Two surveys of China's vast manufacturing sector showed factories growing moderately rather than booming, and some economists said a further slowdown could be in store.
Yet few thought slackening production would slam the brakes on the world's fastest-growing major economy, even if it was starting to feel some trade damage from Japan's earthquake and nuclear disasters.
"It's growing at a slow and steady speed as tighter monetary policy impacts," said Stephen Green, an economist at Standard Chartered in Shanghai.
"I'm not overly worried about growth. We need to hit inflation. That is the priority still," he said.
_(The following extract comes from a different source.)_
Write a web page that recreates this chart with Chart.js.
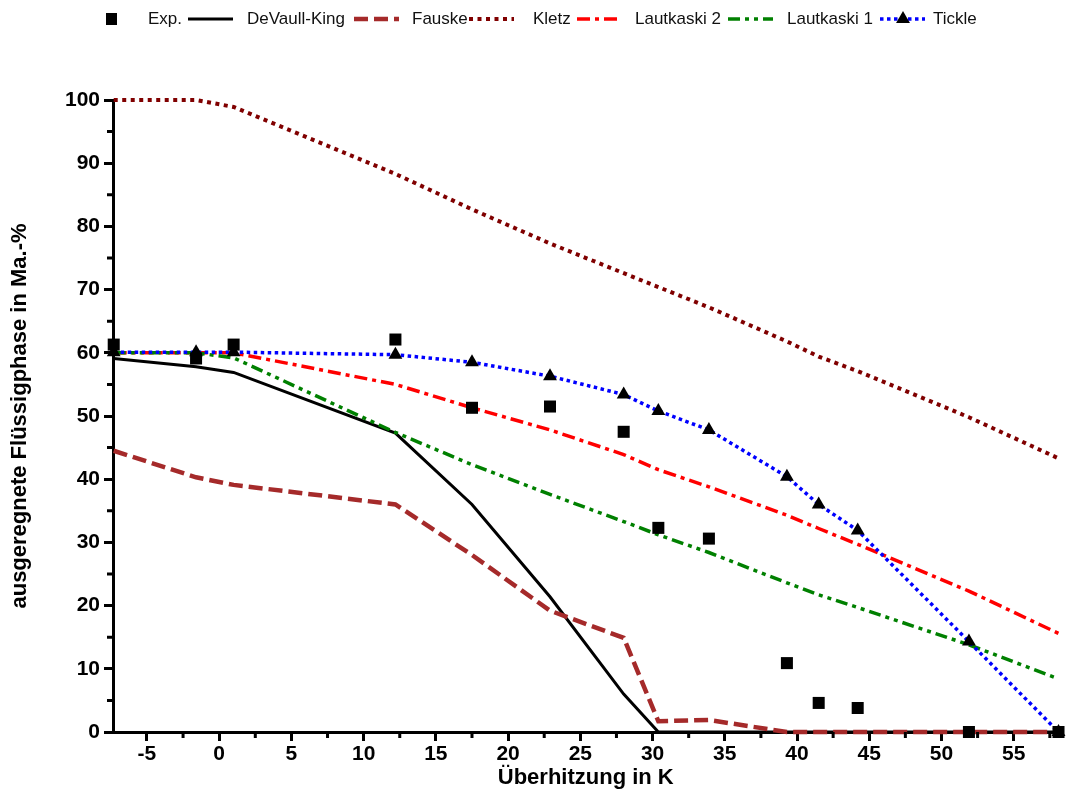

China's official purchasing managers' index (PMI), compiled by the government, rose to 53.4 in March from a six-month low of 52.2, slightly under a Reuters forecast for 54.
A separate survey published by HSBC showed the PMI steadying near seven-month lows at 51.8, from February's 51.7.
Although both surveys made no mention of Chinese factories hurting from disrupted supplies from Japan, but in its analysis of the official survey China's statistics bureau said Japan's crisis was starting to take a toll on production.
It said the electronics industry was feeling the squeeze of reduced supplies of parts and raw materials.
High oil prices and excess cash in the Chinese economy drove China's inflation to a 28-month high of 5.1 per cent in November but the surveys offered signs that price pressures were easing.
The input prices sub-index, a measure of how much factories pay for raw materials and other intermediary goods, eased to 68.3 in March for the official PMI, from February's 70.1, showing costs kept rising, but at a slower pace.